ETL process in a data warehouse.

August 16, 2021

ETL stands for Extract, Transform, and Load. It is a data processing flow used by companies to manage and use the large amount of data. It is used to combine data stored in multiple locations like data warehouse, data store, or any data lake. Companies had ETL tools that were used for processing data stored on-premisis and the storage and software to load the data were both present locally. Nowadays, the storage as well as the processing tools have moved to the cloud. ETL basically creates a pipeline of flow of data with the help of data processing tools. ETL is a complete process of retrieving structured or unstructured data stored anywhere by the organization and then transform it and provide to place where this data cound be used to solve business related problems.

Extract:

Extract in ETL means to retrieve data from one or many sources of data storage(may be locally or on cloud or both) into a processing environment.

Transform:

Transform here means using the extracted data and cleaning the data, managing null values, removing duplicate rows or columns, removing outliers joining multiple tables, or any other data related operations.

Load:

Loading is pushing the transformed data to a target data storing location or maybe a machine learning model.

There are many tools available for ETL operation on-premises. For ETL on cloud(GCP), we have to use services provided by GCP.

The procedure used on GCP to implement a ETL pipeline is shown.

Storage Services:

Data can be stored in Google Cloud Storage, Cloud Filestore or Bigquery.

Google cloud storage is a object based online data store which offers affordable, reliable, highly available storage which can accumulate many types of files. Google cloud filestore is a NFS based storage. It is mounted with VM by attaching it to compute engine. It provides low latency file system for quick access which is used for high speed application. Big query is a serverless data warehouse with analytical abilities It gives free 10GB storage with affordable price to extend capacity.

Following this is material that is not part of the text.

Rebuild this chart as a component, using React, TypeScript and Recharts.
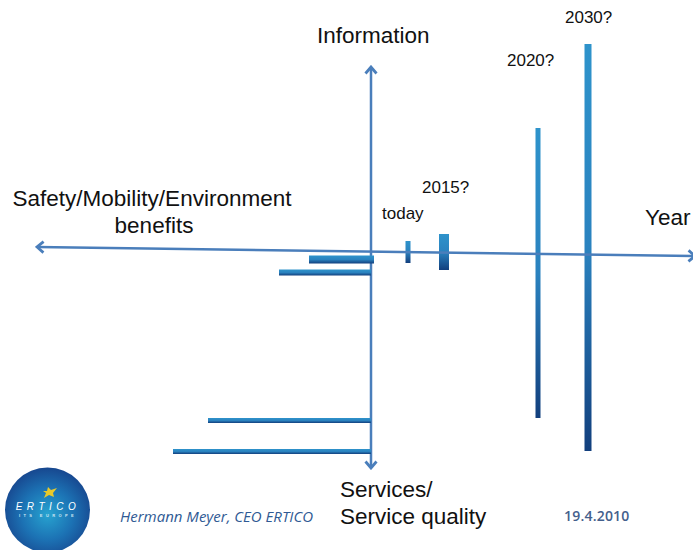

Extraction and transforming services:

Google Cloud Dataflow is a data processing service which does batch or real time data processing. It is used for creating data pipeline and transforming data. Cloud functions is a serverless coding environment. It is a fully managed service which supports many coding languages like Java, Python, etc. It gives us option to create a user defined custom code function which can be used for extraction and transforming. Cloud Data prep is a serverless service used for visualizing, data cleaning, processing the data. These are some services which is used for extracting data from multiple data storages which may be on cloud or on any local devices connected to internet.

Loading service:

These processed data is the final data that is to be used for solving business related problems. It can be used to feed data to other services for many purposes. It can be given to AI platform which can feed it to ML model training and testing. The Cloud SQL provides an efficient storage option for structured tabular data. Cloud Datastore provides a scalable, fully managed NoSQL data storage option. These services are used to load and then use that data for storage and processing it for any specific purpose or storage for further use.

GCP provides a very fast and efficient service solution which can easily replace all local system based tools. ETL pipeline proposed in this blog can be used for creating an efficient pipeline for ETL operation fully on cloud.